In a hunt for an "elementary" lower bound on the number of primes up to some $x \in \mathbb{N}$, it is sufficient to find a lower bound for $\psi(x)$ in view of its connection with the prime counting function $\pi(x)$. We can work instead with $$e^{\psi(n)} = \mathrm{lcm} (1, \dots, n)$$ for $n \in \mathbb{N}$, and try to bound it from below. This can be done by observing that for any $c_1, \dots, c_n \in \mathbb{Z}$ we have $$e^{\psi(n)}\sum_{i=1}^{n}\frac{c_i}{i} = \mathrm{lcm} (1, \dots, n)\sum_{i=1}^{n}\frac{c_i}{i} \in \mathbb{Z}$$ from which we conclude, in case that the sum does not vanish, that $$e^{\psi(n)} \geq \frac{1}{|\sum_{i=1}^{n}\frac{c_i}{i}|}$$.
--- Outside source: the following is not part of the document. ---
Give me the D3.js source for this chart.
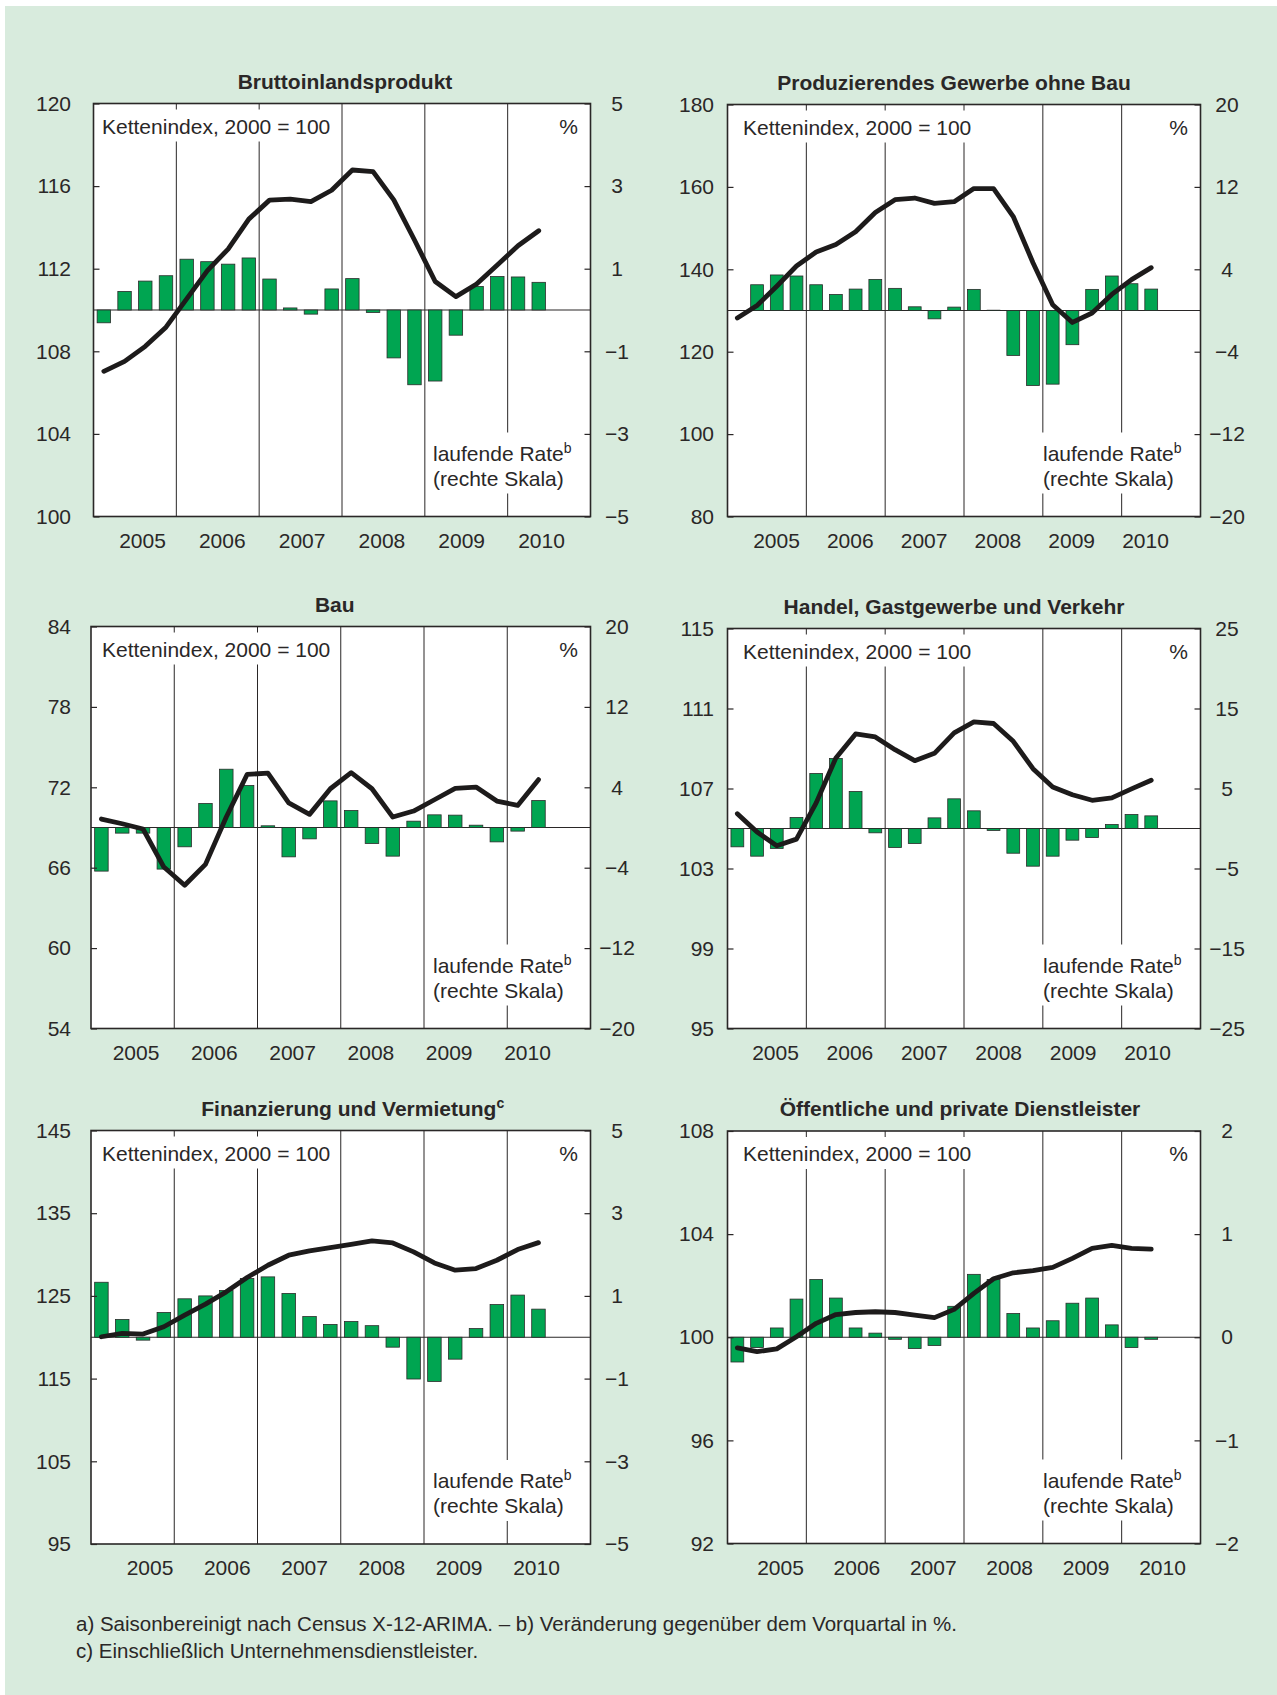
<!DOCTYPE html>
<html>
<head>
<meta charset="utf-8">
<script src="https://cdn.jsdelivr.net/npm/d3@7"></script>
<style>
  body { margin: 0; background: #fff; }
  svg text { font-family: "Liberation Sans", Arial, sans-serif; fill: #2a2727; }
</style>
</head>
<body>
<svg id="chart" width="1277" height="1695"></svg>
<script>
// Kategorien
const years = ["2005", "2006", "2007", "2008", "2009", "2010"];
const quarters = years.flatMap(y => ["Q1", "Q2", "Q3", "Q4"].map(q => y + q));

const titles = ["Bruttoinlandsprodukt", "Produzierendes Gewerbe ohne Bau", "Bau",
  "Handel, Gastgewerbe und Verkehr", "Finanzierung und Vermietung", "Öffentliche und private Dienstleister"];
const titleSup = ["", "", "", "", "c", ""];

// Achsen (links: Kettenindex, rechts: laufende Rate in %)
const leftTicks = [
  [100, 104, 108, 112, 116, 120],
  [80, 100, 120, 140, 160, 180],
  [54, 60, 66, 72, 78, 84],
  [95, 99, 103, 107, 111, 115],
  [95, 105, 115, 125, 135, 145],
  [92, 96, 100, 104, 108]
];
const rightTicks = [
  [-5, -3, -1, 1, 3, 5],
  [-20, -12, -4, 4, 12, 20],
  [-20, -12, -4, 4, 12, 20],
  [-25, -15, -5, 5, 15, 25],
  [-5, -3, -1, 1, 3, 5],
  [-2, -1, 0, 1, 2]
];

// Reihen, 2005 Q1 bis 2010 Q2
const bipIndex = [107.03, 107.51, 108.24, 109.17, 110.54, 111.91, 112.95, 114.40, 115.32, 115.37, 115.25, 115.80, 116.78, 116.70, 115.33, 113.39, 111.38, 110.65, 111.26, 112.18, 113.11, 113.84];
const bipRate = [-0.31, 0.45, 0.70, 0.83, 1.23, 1.17, 1.11, 1.26, 0.75, 0.05, -0.10, 0.51, 0.76, -0.06, -1.16, -1.81, -1.72, -0.61, 0.57, 0.81, 0.80, 0.67];

const prodIndex = [128.2, 131.2, 135.9, 140.8, 144.2, 146.0, 149.1, 153.8, 156.9, 157.3, 156.0, 156.4, 159.6, 159.6, 152.8, 141.6, 131.4, 127.1, 129.4, 133.9, 137.5, 140.4];
const prodRate = [0.0, 2.50, 3.45, 3.35, 2.50, 1.56, 2.08, 3.02, 2.15, 0.36, -0.81, 0.33, 2.05, 0.03, -4.36, -7.28, -7.15, -3.32, 2.05, 3.35, 2.60, 2.08];

const bauIndex = [69.63, 69.28, 68.89, 66.05, 64.69, 66.25, 69.78, 72.96, 73.06, 70.83, 69.98, 71.89, 73.09, 71.89, 69.78, 70.23, 71.07, 71.92, 72.02, 70.97, 70.65, 72.57];
const bauRate = [-4.34, -0.56, -0.56, -4.14, -1.92, 2.39, 5.80, 4.18, 0.17, -2.92, -1.13, 2.65, 1.69, -1.59, -2.85, 0.63, 1.26, 1.23, 0.23, -1.43, -0.36, 2.68];

const handelIndex = [105.74, 104.82, 104.14, 104.47, 106.28, 108.53, 109.73, 109.58, 108.94, 108.39, 108.76, 109.78, 110.33, 110.25, 109.36, 107.99, 107.08, 106.69, 106.41, 106.53, 106.98, 107.41];
const handelRate = [-2.29, -3.46, -2.50, 1.38, 6.88, 8.76, 4.63, -0.54, -2.38, -1.88, 1.33, 3.71, 2.21, -0.25, -3.09, -4.71, -3.46, -1.46, -1.13, 0.50, 1.75, 1.58];

const finanzIndex = [120.06, 120.46, 120.38, 121.27, 122.68, 124.00, 125.49, 127.22, 128.71, 129.92, 130.44, 130.84, 131.24, 131.65, 131.40, 130.32, 128.99, 128.11, 128.31, 129.31, 130.60, 131.44];
const finanzRate = [1.33, 0.43, -0.07, 0.60, 0.93, 1.00, 1.13, 1.42, 1.46, 1.06, 0.50, 0.31, 0.38, 0.28, -0.24, -1.01, -1.07, -0.53, 0.21, 0.79, 1.02, 0.68];

const dienstIndex = [99.59, 99.44, 99.55, 100.02, 100.54, 100.88, 100.96, 100.99, 100.96, 100.86, 100.76, 101.08, 101.70, 102.27, 102.50, 102.58, 102.71, 103.06, 103.45, 103.56, 103.45, 103.42];
const dienstRate = [-0.24, -0.10, 0.09, 0.37, 0.56, 0.38, 0.09, 0.04, -0.02, -0.11, -0.08, 0.30, 0.61, 0.56, 0.23, 0.09, 0.16, 0.33, 0.38, 0.12, -0.10, -0.02];

const indexSeries = [bipIndex, prodIndex, bauIndex, handelIndex, finanzIndex, dienstIndex];
const rateSeries = [bipRate, prodRate, bauRate, handelRate, finanzRate, dienstRate];

const footnotes = [
  "a) Saisonbereinigt nach Census X-12-ARIMA. – b) Veränderung gegenüber dem Vorquartal in %.",
  "c) Einschließlich Unternehmensdienstleister."
];

// Lage der sechs Felder
const layout = [
  { x0: 93.5, x1: 590.5, y0: 103.5, y1: 516.5, col: 0, tx: 3, la: 49, lb: 49 },
  { x0: 727.5, x1: 1200.5, y0: 104.5, y1: 516.5, col: 1, tx: -10, la: 49, lb: 55 },
  { x0: 91, x1: 590.5, y0: 626.5, y1: 1028.5, col: 0, tx: -6, la: 45, lb: 63 },
  { x0: 727.5, x1: 1200.5, y0: 628.5, y1: 1028.5, col: 1, tx: -10, la: 48, lb: 53 },
  { x0: 91, x1: 590.5, y0: 1130.5, y1: 1544, col: 0, tx: 12, la: 59, lb: 54 },
  { x0: 727.5, x1: 1200.5, y0: 1131, y1: 1543.5, col: 1, tx: -4, la: 53, lb: 38 }
];
const leftLabelX = [71, 714];
const noteX = [102, 743];

const ink = "#2a2727";
const svg = d3.select("#chart");

svg.append("rect").attr("x", 5).attr("y", 6).attr("width", 1272).attr("height", 1689).attr("fill", "#d8ebdd");

layout.forEach((p, i) => {
  const g = svg.append("g");
  const w = p.x1 - p.x0;

  const yL = d3.scaleLinear().domain(d3.extent(leftTicks[i])).range([p.y1, p.y0]);
  const yR = d3.scaleLinear().domain(d3.extent(rightTicks[i])).range([p.y1, p.y0]);
  const xQ = d3.scaleBand().domain(quarters).range([p.x0, p.x1]).paddingInner(0.35).paddingOuter(0.175);
  const xYear = d3.scaleLinear().domain([2005, 2011]).range([p.x0, p.x1]);
  const xLabel = d3.scalePoint().domain(years).range([p.x0 + p.la, p.x1 - p.lb]);

  g.append("rect").attr("x", p.x0).attr("y", p.y0).attr("width", w).attr("height", p.y1 - p.y0).attr("fill", "#fff");

  // Jahrestrenner
  g.selectAll(".sep").data(d3.range(2006, 2011)).join("line")
    .attr("x1", d => xYear(d)).attr("x2", d => xYear(d))
    .attr("y1", p.y0).attr("y2", p.y1)
    .attr("stroke", ink).attr("stroke-width", 1);

  // Textfelder oben und unten
  const top = g.append("text").attr("x", noteX[p.col]).attr("y", p.y0 + 30)
    .attr("font-size", 21).text("Kettenindex, 2000 = 100");
  const tb = top.node().getBBox();
  g.insert("rect", "text").attr("x", p.x0 + 1).attr("y", p.y0 + 6)
    .attr("width", tb.x + tb.width + 5 - p.x0).attr("height", 32).attr("fill", "#fff");

  g.append("text").attr("x", p.x1 - 12.5).attr("y", p.y0 + 30)
    .attr("font-size", 21).attr("text-anchor", "end").text("%");

  const rate = g.append("text").attr("x", p.x1 - 157.5).attr("y", p.y1 - 56).attr("font-size", 21);
  rate.append("tspan").text("laufende Rate");
  rate.append("tspan").attr("dy", -8).attr("font-size", 14).text("b");
  const skala = g.append("text").attr("x", p.x1 - 157.5).attr("y", p.y1 - 31).attr("font-size", 21).text("(rechte Skala)");
  const rb = rate.node().getBBox();
  g.insert("rect", "text").attr("x", rb.x - 4).attr("y", p.y1 - 84)
    .attr("width", rb.width + 10).attr("height", 61).attr("fill", "#fff");
  rate.raise(); skala.raise();

  // Nulllinie
  g.append("line").attr("x1", p.x0).attr("x2", p.x1)
    .attr("y1", yR(0)).attr("y2", yR(0)).attr("stroke", ink).attr("stroke-width", 1.2);

  // Balken (laufende Rate, rechte Skala)
  g.selectAll(".bar").data(rateSeries[i]).join("rect")
    .attr("x", (d, k) => xQ(quarters[k]))
    .attr("width", xQ.bandwidth())
    .attr("y", d => Math.min(yR(d), yR(0)))
    .attr("height", d => Math.abs(yR(d) - yR(0)))
    .attr("fill", "#00a551").attr("stroke", "#2b2b2b").attr("stroke-width", 0.8);

  // Linie (Kettenindex, linke Skala)
  const line = d3.line()
    .x((d, k) => xQ(quarters[k]) + xQ.bandwidth() / 2)
    .y(d => yL(d));
  g.append("path").datum(indexSeries[i]).attr("d", line)
    .attr("fill", "none").attr("stroke", "#1d1b1b").attr("stroke-width", 4.8)
    .attr("stroke-linejoin", "round").attr("stroke-linecap", "round");

  // Rahmen
  g.append("rect").attr("x", p.x0).attr("y", p.y0).attr("width", w).attr("height", p.y1 - p.y0)
    .attr("fill", "none").attr("stroke", ink).attr("stroke-width", 1.6);

  // Achsen
  const axL = g.append("g").attr("transform", `translate(${p.x0},0)`)
    .call(d3.axisLeft(yL).tickValues(leftTicks[i]).tickFormat(d3.format("d"))
      .tickSize(-6).tickPadding(p.x0 - leftLabelX[p.col]));
  const axR = g.append("g").attr("transform", `translate(${p.x1},0)`)
    .call(d3.axisRight(yR).tickValues(rightTicks[i]).tickFormat(d3.format("d"))
      .tickSize(-6).tickPadding(26.5));
  [axL, axR].forEach(ax => {
    ax.select(".domain").remove();
    ax.selectAll("line").attr("stroke", ink).attr("stroke-width", 1.2);
    ax.selectAll("text").attr("font-size", 21).attr("font-family", null).attr("fill", ink);
  });
  axR.selectAll("text").attr("text-anchor", "middle");

  // Jahre
  g.selectAll(".yr").data(years).join("text")
    .attr("x", d => xLabel(d)).attr("y", p.y1 + 31)
    .attr("text-anchor", "middle").attr("font-size", 21).text(d => d);

  // Titel
  const t = g.append("text").attr("x", (p.x0 + p.x1) / 2 + p.tx).attr("y", p.y0 - 15)
    .attr("text-anchor", "middle").attr("font-size", 21).attr("font-weight", "bold").text(titles[i]);
  if (titleSup[i]) t.append("tspan").attr("dy", -8).attr("font-size", 14).text(titleSup[i]);
});

svg.selectAll(".fn").data(footnotes).join("text")
  .attr("x", 76).attr("y", (d, k) => 1631 + k * 27)
  .attr("font-size", 20.5).text(d => d);
</script>
</body>
</html>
Therefore, my question is:

Given $n \in \mathbb{N}$, how small can we make $|\sum_{i=1}^{n}\frac{c_i}{i}|$ (as a function of $n$) using $c_1, \dots, c_n \in \mathbb{Z}$ without making it zero?
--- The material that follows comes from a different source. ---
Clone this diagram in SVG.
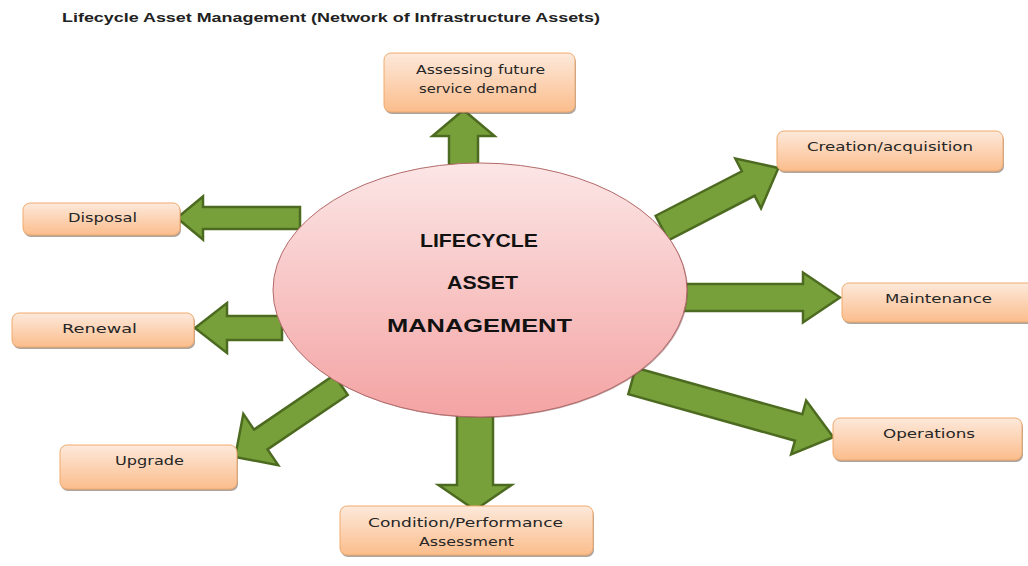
<svg xmlns="http://www.w3.org/2000/svg" width="1028" height="566" viewBox="0 0 1028 566">
<defs>
<linearGradient id="boxg" x1="0" y1="0" x2="0" y2="1">
<stop offset="0" stop-color="#fde9db"/>
<stop offset="1" stop-color="#fbbd8c"/>
</linearGradient>
<linearGradient id="circg" x1="0" y1="0" x2="0" y2="1">
<stop offset="0" stop-color="#fce6e6"/>
<stop offset="1" stop-color="#f4a3a3"/>
</linearGradient>
<style>
.box{fill:url(#boxg);stroke:#f0aa6c;stroke-width:1}
.shadow{fill:#6b5a50;opacity:0.55}
.lbl{font-family:"DejaVu Sans",Verdana,sans-serif;font-size:12.5px;fill:#262626;text-anchor:middle}
.arrow{fill:#77a03b;stroke:#4d6b20;stroke-width:2.5;stroke-linejoin:miter}
.big{font-family:"Liberation Sans",Arial,sans-serif;font-weight:bold;font-size:18px;fill:#111;text-anchor:middle}
</style>
</defs>
<rect width="1028" height="566" fill="#ffffff"/>
<text x="62" y="22" font-family="Liberation Sans, Arial, sans-serif" font-weight="bold" font-size="12" fill="#222" textLength="538" lengthAdjust="spacingAndGlyphs">Lifecycle Asset Management (Network of Infrastructure Assets)</text>
<g id="connectors">
<path class="arrow" transform="translate(463.5,165) rotate(-90)" d="M0,-14.5 L29,-14.5 L29,-31 L55,0 L29,31 L29,14.5 L0,14.5 Z"/>
<path class="arrow" transform="translate(475,412) rotate(90)" d="M0,-18 L73,-18 L73,-36.5 L98,0 L73,36.5 L73,18 L0,18 Z"/>
<path class="arrow" transform="translate(300,218) rotate(180)" d="M0,-11 L97,-11 L97,-21.5 L123,0 L97,21.5 L97,11 L0,11 Z"/>
<path class="arrow" transform="translate(282,328) rotate(180)" d="M0,-12 L55,-12 L55,-25 L87,0 L55,25 L55,12 L0,12 Z"/>
<path class="arrow" transform="translate(681,297.5)" d="M0,-13.5 L122,-13.5 L122,-25 L159,0 L122,25 L122,13.5 L0,13.5 Z"/>
<path class="arrow" transform="translate(632,381) rotate(15.6)" d="M0,-13.7 L173,-13.7 L173,-28 L209,0 L173,28 L173,13.7 L0,13.7 Z"/>
<path class="arrow" transform="translate(662,228) rotate(-27.3)" d="M0,-13.8 L97,-13.8 L97,-28 L131,0 L97,28 L97,13.8 L0,13.8 Z"/>
<path class="arrow" transform="translate(341,385) rotate(145.8)" d="M0,-12 L97,-12 L97,-31 L128,0 L97,31 L97,12 L0,12 Z"/>
</g>
<g id="center">
<ellipse cx="481" cy="291" rx="207" ry="127" fill="#7a4a4a" opacity="0.5"/>
<ellipse cx="480" cy="290" rx="207" ry="127" fill="url(#circg)" stroke="#b36a6a" stroke-width="1"/>
<text class="big" x="479" y="247" textLength="118" lengthAdjust="spacingAndGlyphs">LIFECYCLE</text>
<text class="big" x="482.5" y="289" textLength="71" lengthAdjust="spacingAndGlyphs">ASSET</text>
<text class="big" x="479.5" y="332" textLength="185" lengthAdjust="spacingAndGlyphs">MANAGEMENT</text>
</g>
<g id="assessing">
<rect class="shadow" x="385" y="55" width="191" height="59" rx="7"/>
<rect class="box" x="384" y="53" width="191" height="59" rx="7"/>
<text class="lbl" x="480.5" y="74" textLength="129" lengthAdjust="spacingAndGlyphs">Assessing future</text>
<text class="lbl" x="478" y="93" textLength="118" lengthAdjust="spacingAndGlyphs">service demand</text>
</g>
<g id="creation">
<rect class="shadow" x="778" y="133" width="226" height="40" rx="7"/>
<rect class="box" x="777" y="131" width="226" height="40" rx="7"/>
<text class="lbl" x="890" y="151" textLength="166" lengthAdjust="spacingAndGlyphs">Creation/acquisition</text>
</g>
<g id="maintenance">
<rect class="shadow" x="843" y="285" width="192" height="39" rx="7"/>
<rect class="box" x="842" y="283" width="192" height="39" rx="7"/>
<text class="lbl" x="938.5" y="303" textLength="107" lengthAdjust="spacingAndGlyphs">Maintenance</text>
</g>
<g id="operations">
<rect class="shadow" x="834" y="420" width="189" height="42" rx="7"/>
<rect class="box" x="833" y="418" width="189" height="42" rx="7"/>
<text class="lbl" x="929" y="438" textLength="92" lengthAdjust="spacingAndGlyphs">Operations</text>
</g>
<g id="condition">
<rect class="shadow" x="341" y="508" width="253" height="49" rx="7"/>
<rect class="box" x="340" y="506" width="253" height="49" rx="7"/>
<text class="lbl" x="465.5" y="527" textLength="195" lengthAdjust="spacingAndGlyphs">Condition/Performance</text>
<text class="lbl" x="466.5" y="546" textLength="95" lengthAdjust="spacingAndGlyphs">Assessment</text>
</g>
<g id="upgrade">
<rect class="shadow" x="61" y="447" width="177" height="44" rx="7"/>
<rect class="box" x="60" y="445" width="177" height="44" rx="7"/>
<text class="lbl" x="149.5" y="465" textLength="69" lengthAdjust="spacingAndGlyphs">Upgrade</text>
</g>
<g id="disposal">
<rect class="shadow" x="24" y="205" width="157" height="32" rx="7"/>
<rect class="box" x="23" y="203" width="157" height="32" rx="7"/>
<text class="lbl" x="102.5" y="222" textLength="69" lengthAdjust="spacingAndGlyphs">Disposal</text>
</g>
<g id="renewal">
<rect class="shadow" x="13" y="315" width="182" height="34" rx="7"/>
<rect class="box" x="12" y="313" width="182" height="34" rx="7"/>
<text class="lbl" x="99.5" y="333" textLength="75" lengthAdjust="spacingAndGlyphs">Renewal</text>
</g>
</svg>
I want to see choices of $\{c_i\}_{i=1}^n$ which are not necessarily explicit, but preferably elementary. I understand that bounds on this sum can be obtained using the prime number theorem, but this is not what I am looking for. Note also that $$\sum_{i=1}^{n}\frac{c_i}{i} = \int_{0}^1 \sum_{i=1}^{n}c_ix^{i-1}$$ so in some sense we are minimizing nonvanishing integrals of integral polynomials of degree at most $n$. Here is an example:

Take some $m \in \mathbb{N}$ and set $n = 2m+1$. Note that $$0 < \int_{0}^1 x^m(1-x)^m \leq \frac{1}{4^m} = \frac{1}{4^{\frac{n-1}{2}}}$$ so indeed one way to tackle this is by working with positive valued polynomials. The latter (simple) bound already shows that $\pi(x) \geq \frac{x}{3 \log x}$.